BLOOD MOUNTAIN

LOCATION: North Georgia
HIKE STARTS: Reece Memorial Lot
HIKE ENDS: Reece Memorial Lot
TOTAL DISTANCE: 4.8 Miles
HIKE TYPE: In and Out, Backtrack Hike
HIKE DIFFICULTY: Moderate to Difficult
TRAILS USED: Reece Access Trail, A.T.
TRAIL TRAFFIC: Heavy
TRIP TYPE: Day or Overnight Hike

MORE INFORMATION:
Chattahoochee-Oconee National Forests
1755 Cleveland Highway
Gainesville, GA 30501
770 297-3000

HIGHLIGHTS: The Chattahoochee National Forest is one of two National Forests in the State of Georgia, and it takes its name from the Chattahoochee River whose headwaters begin in the North Georgia mountains. The River and the area were given the name by the English settlers who heard it from the Indians that once lived here.

The Chattahoochee National Forest was created when the Forest Service purchased 31,000 acres in Fannin, Gilmer, Lumpkin and Union Counties from the Gennett family in 1911 for $7.00 per acre. In the beginning, the Chattahoochee was part of the Nantahala and Cherokee National Forests in North Carolina and Tennessee, but eventually the Forest Service made additional land purchases and expanded the Chattahoochee to its current size of nearly 750,000 acres.

The Blood Mountain Wilderness area received its designation in 1991, and it is a sub-section of the Chattahoochee National Forest. The wilderness area is bordered to the northwest by Georgia Highway 60 and the Blue Ridge mountain range, and to the northeast by Georgia Highway 19/129 and Neels Gap. Major trails in this area include the Appalachian Trail, Freeman Trail, the Dockery Lake/Miller Gap Trail, the Coosa Backcountry Trail, the Duncan Ridge Trail, The Bare Hair Trail, and the Slaughter Creek Trail.

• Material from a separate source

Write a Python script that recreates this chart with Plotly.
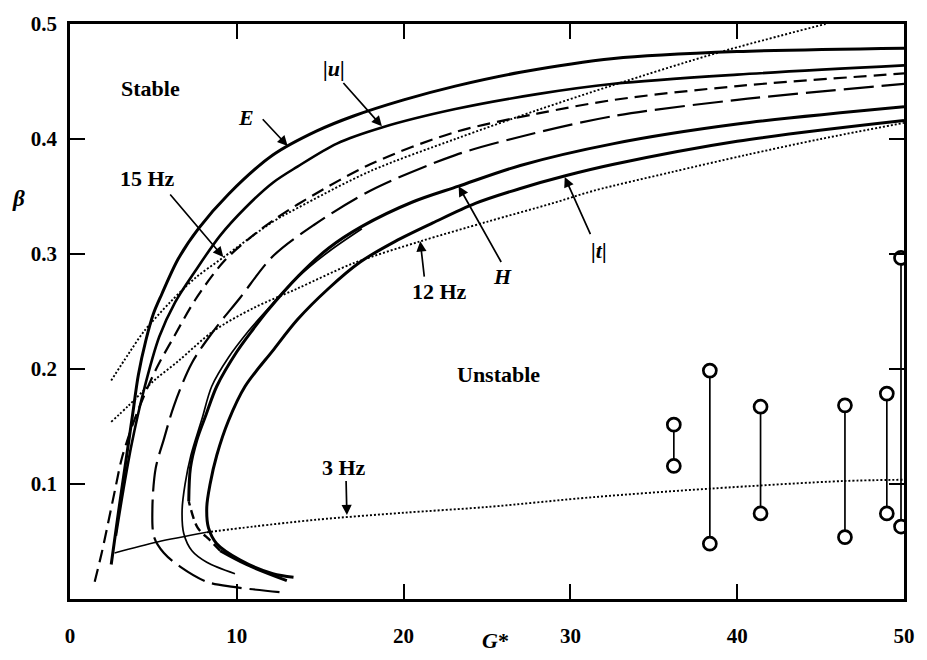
import plotly.graph_objects as go

# ---- stability boundaries, beta vs G* ----
E_G = [2.47, 2.9, 3.3, 3.75, 4.1, 4.55, 5.0, 5.5, 6.5, 7.7, 9.5, 12.16, 14.8, 17, 20, 23.1, 27, 32.6, 40, 50]
E_B = [0.030, 0.075, 0.115, 0.160, 0.195, 0.225, 0.248, 0.265, 0.296, 0.322, 0.352, 0.386, 0.407, 0.420, 0.434, 0.446, 0.458, 0.470, 0.476, 0.479]

U_G = [2.75, 3.2, 3.7, 4.4, 5.35, 6.3, 7.5, 9, 10.5, 12.16, 13.64, 16, 18.7, 23.1, 28, 32.6, 40, 50]
U_B = [0.055, 0.095, 0.135, 0.180, 0.228, 0.258, 0.285, 0.316, 0.340, 0.362, 0.376, 0.396, 0.410, 0.426, 0.439, 0.448, 0.456, 0.464]

D_G = [1.48, 1.9, 2.27, 2.7, 3.1, 3.6, 4.05, 4.84, 5.34, 6.23, 7.5, 9.19, 10.7, 12.16, 13.64, 18, 23.1, 28, 32.6, 40, 50]
D_B = [0.015, 0.040, 0.065, 0.095, 0.122, 0.145, 0.163, 0.190, 0.205, 0.228, 0.260, 0.293, 0.313, 0.329, 0.343, 0.378, 0.406, 0.422, 0.434, 0.446, 0.457]

C_G = [12.56, 9.79, 8.2, 6.62, 5.63, 5.04, 4.94, 5.14, 5.63, 6.23, 7.3, 8.6, 10.2, 12.16, 14.6, 18, 23.1, 27, 32.6, 40, 50]
C_B = [0.006, 0.0105, 0.015, 0.028, 0.040, 0.054, 0.079, 0.114, 0.139, 0.168, 0.205, 0.233, 0.262, 0.298, 0.325, 0.355, 0.386, 0.402, 0.420, 0.434, 0.448]

T_G = [9.89, 8.2, 7.31, 6.82, 6.72, 6.9, 7.25, 7.9, 8.5, 9.5, 10.7, 11.6, 13.6, 15.5, 17.5]
T_B = [0.022, 0.032, 0.042, 0.057, 0.077, 0.100, 0.125, 0.156, 0.185, 0.210, 0.233, 0.248, 0.279, 0.302, 0.322]

H_G = [13.0, 10.58, 9.0, 8.4, 7.65, 7.12, 7.22, 7.6, 8.15, 8.8, 10.0, 11.0, 11.8, 13.7, 15.5, 17.5, 20.5, 23.3, 27, 32.6, 40, 50]
H_B = [0.016, 0.030, 0.042, 0.051, 0.062, 0.085, 0.114, 0.138, 0.160, 0.185, 0.215, 0.235, 0.250, 0.281, 0.305, 0.324, 0.345, 0.359, 0.377, 0.396, 0.413, 0.428]

P_G = [13.4, 12.16, 10.18, 8.8, 8.3, 8.2, 8.4, 8.8, 9.5, 10.5, 12.16, 13.64, 15.5, 17.4, 19.5, 21.75, 24.3, 27, 29.7, 32.6, 40, 50]
P_B = [0.019, 0.022, 0.034, 0.048, 0.062, 0.080, 0.100, 0.125, 0.155, 0.185, 0.216, 0.243, 0.270, 0.293, 0.311, 0.327, 0.344, 0.357, 0.368, 0.378, 0.398, 0.416]

# ---- constant-frequency lines ----
F15_G = [2.47, 3.5, 4.45, 6, 7.5, 9.19, 12.16, 13.64, 18, 23.1, 28, 32.6, 38.95, 45.3]
F15_B = [0.190, 0.213, 0.233, 0.258, 0.279, 0.297, 0.328, 0.340, 0.372, 0.400, 0.425, 0.447, 0.4755, 0.500]

F12_G = [2.47, 3.5, 5.04, 6.5, 8.6, 11, 13.64, 17, 21, 25, 28.9, 31.4, 36, 40.5, 45, 50]
F12_B = [0.154, 0.168, 0.190, 0.207, 0.233, 0.253, 0.270, 0.292, 0.311, 0.328, 0.344, 0.355, 0.371, 0.386, 0.400, 0.414]

F3_G = [2.67, 5.24, 8.2, 11, 14.8, 20, 25, 31.4, 38.4, 46.4, 50]
F3_B = [0.040, 0.0496, 0.058, 0.063, 0.069, 0.075, 0.080, 0.0886, 0.096, 0.1026, 0.1037]

# ---- measured ranges ----
R_G = [36.2, 38.36, 41.4, 46.46, 48.97, 49.82]
R_LO = [0.1157, 0.0481, 0.0744, 0.0538, 0.0744, 0.063]
R_HI = [0.1516, 0.1986, 0.1672, 0.1684, 0.1786, 0.2966]

X_TICKS = [0, 10, 20, 30, 40, 50]
Y_TICKS = [0.1, 0.2, 0.3, 0.4, 0.5]

FONT = "Liberation Serif"
fig = go.Figure()


def curve(xs, ys, width, dash="solid"):
    fig.add_trace(go.Scatter(
        x=xs, y=ys, mode="lines", hoverinfo="skip", showlegend=False,
        line=dict(color="black", width=width, dash=dash, shape="spline", smoothing=0.9)))


DOT = "2px,2px"
curve(F15_G, F15_B, 1.9, DOT)
curve(F12_G, F12_B, 1.9, DOT)
curve(F3_G[:3], F3_B[:3], 1.5)
curve(F3_G[2:], F3_B[2:], 1.9, DOT)

curve(E_G, E_B, 3.0)
curve(U_G, U_B, 2.6)
curve(D_G, D_B, 2.2, "13px,7px")
curve(C_G, C_B, 2.2, "30px,8px")
curve(T_G, T_B, 1.7)
curve(H_G[5:], H_B[5:], 3.0)
curve(H_G[2:6], H_B[2:6], 2.4, "9px,5px")
curve(H_G[:3], H_B[:3], 3.0)
curve(P_G, P_B, 3.0)

for g, lo, hi in zip(R_G, R_LO, R_HI):
    fig.add_trace(go.Scatter(
        x=[g, g], y=[lo, hi], mode="lines+markers", hoverinfo="skip", showlegend=False,
        line=dict(color="black", width=1.7),
        marker=dict(symbol="circle", size=13, color="white",
                    line=dict(color="black", width=2.7))))

labels = [
    ("Stable", 4.84, 0.444, False),
    ("Unstable", 25.7, 0.195, False),
    ("E", 10.58, 0.4185, True),
    ("|u|", 15.82, 0.4613, True),
    ("15 Hz", 4.64, 0.3658, False),
    ("12 Hz", 22.14, 0.2675, False),
    ("H", 25.9, 0.2803, True),
    ("|t|", 31.73, 0.3032, True),
    ("3 Hz", 16.43, 0.1145, False),
]
for txt, x, y, ital in labels:
    fig.add_annotation(x=x, y=y, text=f"<i>{txt}</i>" if ital else txt, showarrow=False,
                       font=dict(family=FONT, size=22, color="black", weight="bold"))

arrows = [
    (16.31, 0.450, 18.7, 0.411),
    (11.47, 0.4185, 13.05, 0.394),
    (5.93, 0.353, 9.19, 0.2974),
    (21.25, 0.279, 21.0, 0.311),
    (25.9, 0.2917, 23.3, 0.359),
    (31.24, 0.316, 29.66, 0.367),
    (16.55, 0.104, 16.6, 0.073),
]
for ax, ay, x, y in arrows:
    fig.add_annotation(x=x, y=y, ax=ax, ay=ay, xref="x", yref="y", axref="x", ayref="y",
                       text="", showarrow=True, arrowhead=2, arrowsize=1.2,
                       arrowwidth=1.7, arrowcolor="black", standoff=0)

fig.add_annotation(x=-0.062, y=0.348, xref="paper", yref="y", text="<i>β</i>", showarrow=False,
                   xanchor="center", font=dict(family=FONT, size=23, color="black", weight="bold"))
fig.add_annotation(x=25.5, y=-0.073, xref="x", yref="paper", text="<i>G</i>*", showarrow=False,
                   xanchor="center", yanchor="middle",
                   font=dict(family=FONT, size=22, color="black", weight="bold"))

axis_common = dict(showline=True, linecolor="black", linewidth=2.6, mirror="ticks",
                   ticks="inside", ticklen=15, tickwidth=2, tickcolor="black",
                   showgrid=False, zeroline=False,
                   tickfont=dict(family=FONT, size=21, color="black", weight="bold"))
fig.update_xaxes(range=[0, 50], tickvals=X_TICKS, ticktext=[str(v) for v in X_TICKS],
                 ticklabelstandoff=16, **axis_common)
fig.update_yaxes(range=[0, 0.5], tickvals=Y_TICKS, ticktext=[f"{v:.1f}" for v in Y_TICKS],
                 ticklabelstandoff=6, **axis_common)

fig.update_layout(width=927, height=660, margin=dict(l=70, r=14, t=18, b=57),
                  plot_bgcolor="white", paper_bgcolor="white",
                  font=dict(family=FONT, color="black"))

fig.write_html("out.html")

Blood Mountain is the highest point on the Appalachian Trail in the state of Georgia, and it is a popular destination for both overnight and day hikers since there are magnificent views from a rock outcropping at the summit. Blood Mountain and nearby Slaughter Gap were once the site of a major battle between the Cherokee and the Creek Indians. The summit is also known for an old stone shelter built by the Civilian Conservation Core during the 1930’s. It is listed in the National Register of Historic Places and is still used by hikers as a backcountry shelter (although no water is available at the summit).It’s a steep climb to the summit of Blood Mountain at 4,461 feet but the views from a rock outcropping near the shelter are spectacular.

We started our hike to Blood Mountain from the Reece Memorial Parking Area off GA 19/129 near Neels Gap. It’s a steep climb to the summit at 4,461 feet but the views from a rock outcropping near the shelter are spectacular. Blood Mountain is the highest point on the Appalachian Trail in Georgia, and it is the second highest peak in the State (after Brasstown Bald.) As a result, the area is heavily used and no campfires are permitted near the summit. There are a number of side trails in this area, however, and a variety of hikes and campsites are available that use blue blazed side trails instead of the Appalachian Trail (where most of the foot traffic is focused).